By JAN LARSON McLAUGHLIN
BG Independent News
The willingness of Wood County voters to help those in need resulted in the easy passage of two countywide levies on Tuesday.
The Wood County Board of Developmental Disabilities’ 2.45-mill levy walked away with 72 percent of the vote (34,546 to 13,172), and the Wood County Alcohol, Drug Addiction and Mental Health Services’ 1-mill levy passed handily with 67 percent of the vote (32,061 to 15,901).
Wood Lane Superintendent Brent Baer said voters clearly responded to the need.
“We’re so appreciative of the support,” he said Tuesday evening. “We’re looking forward to getting back in the office tomorrow and doing what we love to do.”
Baer was pleasantly surprised by the margin of the levy’s victory. The last time the levy was on the ballot in 2013, it passed with 57 percent of the vote.

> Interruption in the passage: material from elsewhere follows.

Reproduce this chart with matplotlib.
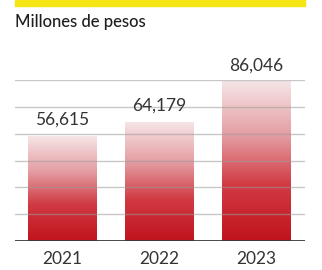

The increased support may be because of a decrease in the millage, and in the spike in demands for Wood Lane services, Baer said.
“I do believe people really responded to the information,” that requests for services are at an all-time high, he said. “They agreed the need is there.”
Tom Clemons, executive director of Wood County Alcohol, Drug Addiction and Mental Health Services, spent a great deal of time traveling to communities in the county to educate voters prior to the levy vote.
But he found that many county residents were already aware of the services.
“I think we have really improved our community education over the past several years,” Clemons said.
And the ongoing opiate crisis has helped spread the word.
“The opiate epidemic certainly increased awareness,” he said.
Clemons said he was worried that people would be so tired of hearing about the opiate crisis, that they might shut out the message about the levy. He is also weary of hearing the horrors, “but closing my eyes to it doesn’t make it go away,” he said.
“We’re making a difference. We’re saving people’s lives. But we’ve got a long way to go,” he said.
As he promoted the levy, Clemons also talked about the need for more suicide prevention efforts in the county.
“The high rate of suicides we’re seeing has really sobered people up,” he said.
Voters responded to the need, Clemons said.
“Wood County residents really do have care and compassion, and they come together to help their neighbors,” he said. “I’m very grateful.”